**Aim of the task:** Take the material below and extract the lines from the one with "Reproduce this diagram with TikZ." through the one with "(0,0) rectangle (1865,1978);", word for word, without pictures.

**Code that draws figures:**
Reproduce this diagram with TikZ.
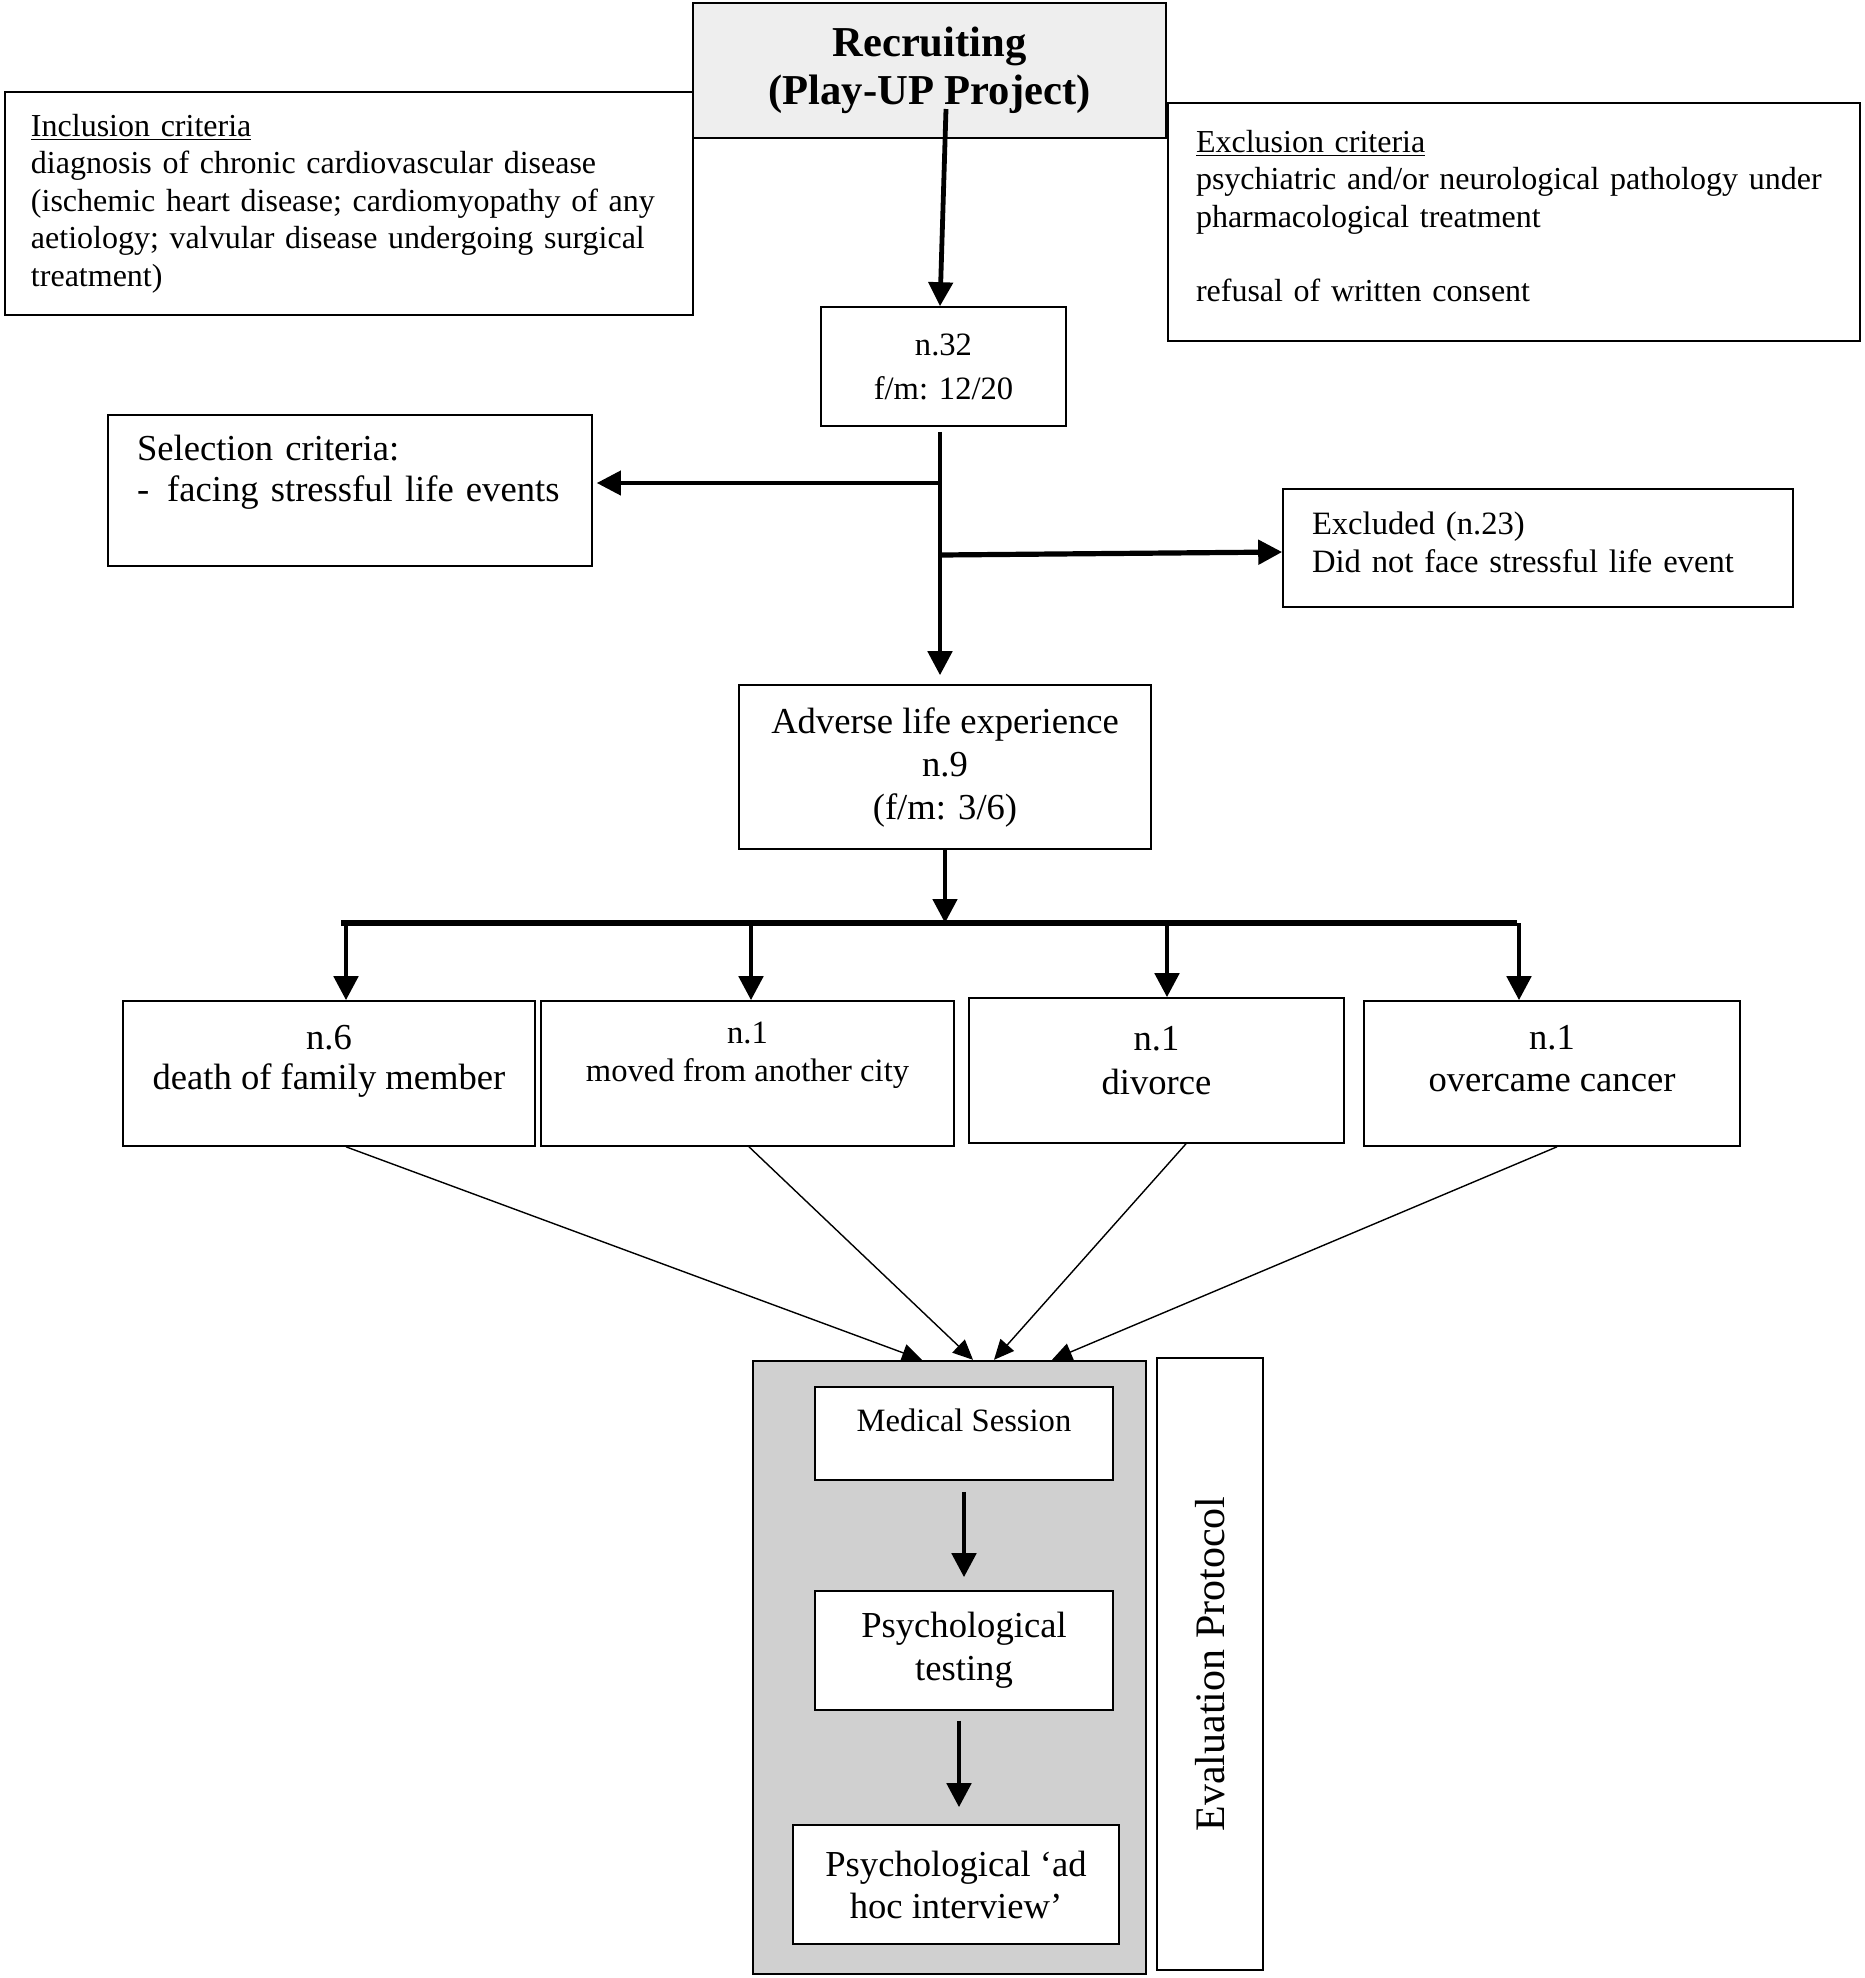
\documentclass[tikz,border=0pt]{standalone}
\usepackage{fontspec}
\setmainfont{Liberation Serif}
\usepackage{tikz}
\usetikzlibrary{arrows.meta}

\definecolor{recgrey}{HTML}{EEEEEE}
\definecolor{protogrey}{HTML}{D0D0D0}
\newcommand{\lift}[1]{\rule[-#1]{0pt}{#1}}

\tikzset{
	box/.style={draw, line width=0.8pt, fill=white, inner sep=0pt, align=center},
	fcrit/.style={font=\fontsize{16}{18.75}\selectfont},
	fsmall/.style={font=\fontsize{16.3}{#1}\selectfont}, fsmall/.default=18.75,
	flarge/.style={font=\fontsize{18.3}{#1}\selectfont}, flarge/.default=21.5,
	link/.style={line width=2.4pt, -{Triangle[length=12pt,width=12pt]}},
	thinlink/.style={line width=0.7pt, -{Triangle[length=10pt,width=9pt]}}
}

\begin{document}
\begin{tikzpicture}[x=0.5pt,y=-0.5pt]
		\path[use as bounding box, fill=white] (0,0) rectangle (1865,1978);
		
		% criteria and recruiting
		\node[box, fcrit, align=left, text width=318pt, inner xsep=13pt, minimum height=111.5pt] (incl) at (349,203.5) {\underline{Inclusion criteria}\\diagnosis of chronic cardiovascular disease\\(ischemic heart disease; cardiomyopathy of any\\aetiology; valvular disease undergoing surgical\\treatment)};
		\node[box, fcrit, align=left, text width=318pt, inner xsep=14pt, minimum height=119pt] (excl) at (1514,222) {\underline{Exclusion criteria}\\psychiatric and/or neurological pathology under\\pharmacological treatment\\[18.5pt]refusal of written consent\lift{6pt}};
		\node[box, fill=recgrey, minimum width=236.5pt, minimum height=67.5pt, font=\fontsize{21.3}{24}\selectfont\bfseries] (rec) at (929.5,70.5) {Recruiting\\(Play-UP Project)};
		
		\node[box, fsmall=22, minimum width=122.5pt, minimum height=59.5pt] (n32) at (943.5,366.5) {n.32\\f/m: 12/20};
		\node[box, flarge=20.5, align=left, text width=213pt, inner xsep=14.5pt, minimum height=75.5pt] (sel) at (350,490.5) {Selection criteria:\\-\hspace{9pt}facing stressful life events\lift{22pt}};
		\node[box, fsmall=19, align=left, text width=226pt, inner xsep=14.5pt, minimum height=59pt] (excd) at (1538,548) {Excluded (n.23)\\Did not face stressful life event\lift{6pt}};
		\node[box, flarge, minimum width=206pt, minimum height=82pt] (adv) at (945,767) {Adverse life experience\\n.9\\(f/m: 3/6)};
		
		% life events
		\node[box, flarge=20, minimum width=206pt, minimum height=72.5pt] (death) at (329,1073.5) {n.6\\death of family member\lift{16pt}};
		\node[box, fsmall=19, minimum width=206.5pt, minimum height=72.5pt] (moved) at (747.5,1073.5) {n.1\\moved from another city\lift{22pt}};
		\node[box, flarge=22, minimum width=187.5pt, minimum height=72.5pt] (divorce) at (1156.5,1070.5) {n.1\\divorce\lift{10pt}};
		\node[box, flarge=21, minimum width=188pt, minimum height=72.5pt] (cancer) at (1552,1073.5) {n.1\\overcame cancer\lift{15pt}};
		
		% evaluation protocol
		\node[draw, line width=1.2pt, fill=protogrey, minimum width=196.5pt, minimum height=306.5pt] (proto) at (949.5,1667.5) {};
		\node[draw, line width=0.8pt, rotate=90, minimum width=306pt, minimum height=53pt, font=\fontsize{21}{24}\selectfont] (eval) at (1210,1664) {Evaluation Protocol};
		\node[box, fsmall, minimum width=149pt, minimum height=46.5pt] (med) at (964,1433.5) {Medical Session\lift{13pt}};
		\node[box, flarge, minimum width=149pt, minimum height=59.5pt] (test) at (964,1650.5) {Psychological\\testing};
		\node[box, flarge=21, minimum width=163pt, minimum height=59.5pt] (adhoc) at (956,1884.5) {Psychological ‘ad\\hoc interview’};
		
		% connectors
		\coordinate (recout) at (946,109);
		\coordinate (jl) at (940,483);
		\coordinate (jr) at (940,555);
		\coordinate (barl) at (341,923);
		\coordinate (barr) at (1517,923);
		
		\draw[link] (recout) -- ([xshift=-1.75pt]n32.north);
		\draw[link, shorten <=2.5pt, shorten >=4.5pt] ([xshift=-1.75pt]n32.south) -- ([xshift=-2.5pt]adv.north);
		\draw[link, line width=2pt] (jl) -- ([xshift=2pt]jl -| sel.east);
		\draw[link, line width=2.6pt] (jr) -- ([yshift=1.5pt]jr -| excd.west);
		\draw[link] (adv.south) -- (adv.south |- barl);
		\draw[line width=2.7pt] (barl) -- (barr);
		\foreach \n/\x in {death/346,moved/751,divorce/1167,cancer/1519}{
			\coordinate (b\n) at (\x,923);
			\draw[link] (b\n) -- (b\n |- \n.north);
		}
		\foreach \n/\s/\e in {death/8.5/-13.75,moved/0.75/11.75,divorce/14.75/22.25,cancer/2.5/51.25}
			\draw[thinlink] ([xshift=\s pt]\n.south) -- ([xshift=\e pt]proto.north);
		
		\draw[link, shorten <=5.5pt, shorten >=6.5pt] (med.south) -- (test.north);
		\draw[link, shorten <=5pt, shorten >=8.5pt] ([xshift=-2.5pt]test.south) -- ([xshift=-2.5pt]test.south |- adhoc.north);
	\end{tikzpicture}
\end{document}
==
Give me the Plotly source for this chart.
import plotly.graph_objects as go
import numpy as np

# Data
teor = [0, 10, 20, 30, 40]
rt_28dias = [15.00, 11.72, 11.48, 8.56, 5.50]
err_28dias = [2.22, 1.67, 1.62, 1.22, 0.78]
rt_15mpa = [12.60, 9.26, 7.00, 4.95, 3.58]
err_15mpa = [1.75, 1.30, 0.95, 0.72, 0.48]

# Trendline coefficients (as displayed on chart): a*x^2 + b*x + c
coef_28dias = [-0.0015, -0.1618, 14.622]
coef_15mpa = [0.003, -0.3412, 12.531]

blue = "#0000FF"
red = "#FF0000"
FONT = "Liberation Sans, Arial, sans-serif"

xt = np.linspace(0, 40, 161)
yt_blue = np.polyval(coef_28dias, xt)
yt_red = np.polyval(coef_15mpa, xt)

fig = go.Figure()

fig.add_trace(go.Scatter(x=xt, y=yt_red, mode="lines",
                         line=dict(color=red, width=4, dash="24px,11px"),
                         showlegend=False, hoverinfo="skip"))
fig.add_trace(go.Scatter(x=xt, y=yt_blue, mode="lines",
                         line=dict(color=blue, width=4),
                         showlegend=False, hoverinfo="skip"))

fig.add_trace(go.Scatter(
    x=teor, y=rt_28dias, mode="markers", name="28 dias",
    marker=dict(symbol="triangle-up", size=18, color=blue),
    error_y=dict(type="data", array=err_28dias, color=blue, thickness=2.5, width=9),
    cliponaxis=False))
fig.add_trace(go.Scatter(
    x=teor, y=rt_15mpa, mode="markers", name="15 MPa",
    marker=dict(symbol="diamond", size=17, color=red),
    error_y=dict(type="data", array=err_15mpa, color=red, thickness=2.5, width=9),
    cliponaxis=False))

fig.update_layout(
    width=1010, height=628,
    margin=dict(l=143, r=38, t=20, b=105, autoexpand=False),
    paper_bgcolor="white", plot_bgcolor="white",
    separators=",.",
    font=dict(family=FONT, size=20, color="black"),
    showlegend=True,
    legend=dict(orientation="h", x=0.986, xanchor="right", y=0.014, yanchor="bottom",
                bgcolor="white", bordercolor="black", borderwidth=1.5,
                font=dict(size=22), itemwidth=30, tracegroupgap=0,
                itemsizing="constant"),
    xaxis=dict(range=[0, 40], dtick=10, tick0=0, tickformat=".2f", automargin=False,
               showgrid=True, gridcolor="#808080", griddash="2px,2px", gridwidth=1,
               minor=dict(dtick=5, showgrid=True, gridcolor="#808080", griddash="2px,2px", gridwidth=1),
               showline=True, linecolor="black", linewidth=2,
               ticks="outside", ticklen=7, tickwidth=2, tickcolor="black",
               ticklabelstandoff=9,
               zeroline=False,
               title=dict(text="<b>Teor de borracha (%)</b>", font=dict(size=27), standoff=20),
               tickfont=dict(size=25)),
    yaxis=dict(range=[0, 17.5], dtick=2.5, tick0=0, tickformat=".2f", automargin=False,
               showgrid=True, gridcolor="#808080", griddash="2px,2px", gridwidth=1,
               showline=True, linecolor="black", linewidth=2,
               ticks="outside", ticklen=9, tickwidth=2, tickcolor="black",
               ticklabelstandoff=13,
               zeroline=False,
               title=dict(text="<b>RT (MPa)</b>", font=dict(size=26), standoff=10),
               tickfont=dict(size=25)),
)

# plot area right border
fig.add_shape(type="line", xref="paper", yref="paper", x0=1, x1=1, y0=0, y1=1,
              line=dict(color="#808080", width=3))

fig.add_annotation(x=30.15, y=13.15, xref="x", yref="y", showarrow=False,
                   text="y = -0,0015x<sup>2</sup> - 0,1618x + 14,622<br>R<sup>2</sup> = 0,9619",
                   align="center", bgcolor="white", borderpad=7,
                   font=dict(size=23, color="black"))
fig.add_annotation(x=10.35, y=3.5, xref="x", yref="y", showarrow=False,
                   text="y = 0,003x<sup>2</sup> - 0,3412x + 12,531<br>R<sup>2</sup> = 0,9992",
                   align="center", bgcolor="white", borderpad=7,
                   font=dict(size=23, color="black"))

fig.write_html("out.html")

**Exercise output:**
Reproduce this diagram with TikZ.
\documentclass[tikz,border=0pt]{standalone}
\usepackage{fontspec}
\setmainfont{Liberation Serif}
\usepackage{tikz}
\usetikzlibrary{arrows.meta}

\definecolor{recgrey}{HTML}{EEEEEE}
\definecolor{protogrey}{HTML}{D0D0D0}
\newcommand{\lift}[1]{\rule[-#1]{0pt}{#1}}

\tikzset{
	box/.style={draw, line width=0.8pt, fill=white, inner sep=0pt, align=center},
	fcrit/.style={font=\fontsize{16}{18.75}\selectfont},
	fsmall/.style={font=\fontsize{16.3}{#1}\selectfont}, fsmall/.default=18.75,
	flarge/.style={font=\fontsize{18.3}{#1}\selectfont}, flarge/.default=21.5,
	link/.style={line width=2.4pt, -{Triangle[length=12pt,width=12pt]}},
	thinlink/.style={line width=0.7pt, -{Triangle[length=10pt,width=9pt]}}
}

\begin{document}
\begin{tikzpicture}[x=0.5pt,y=-0.5pt]
		\path[use as bounding box, fill=white] (0,0) rectangle (1865,1978);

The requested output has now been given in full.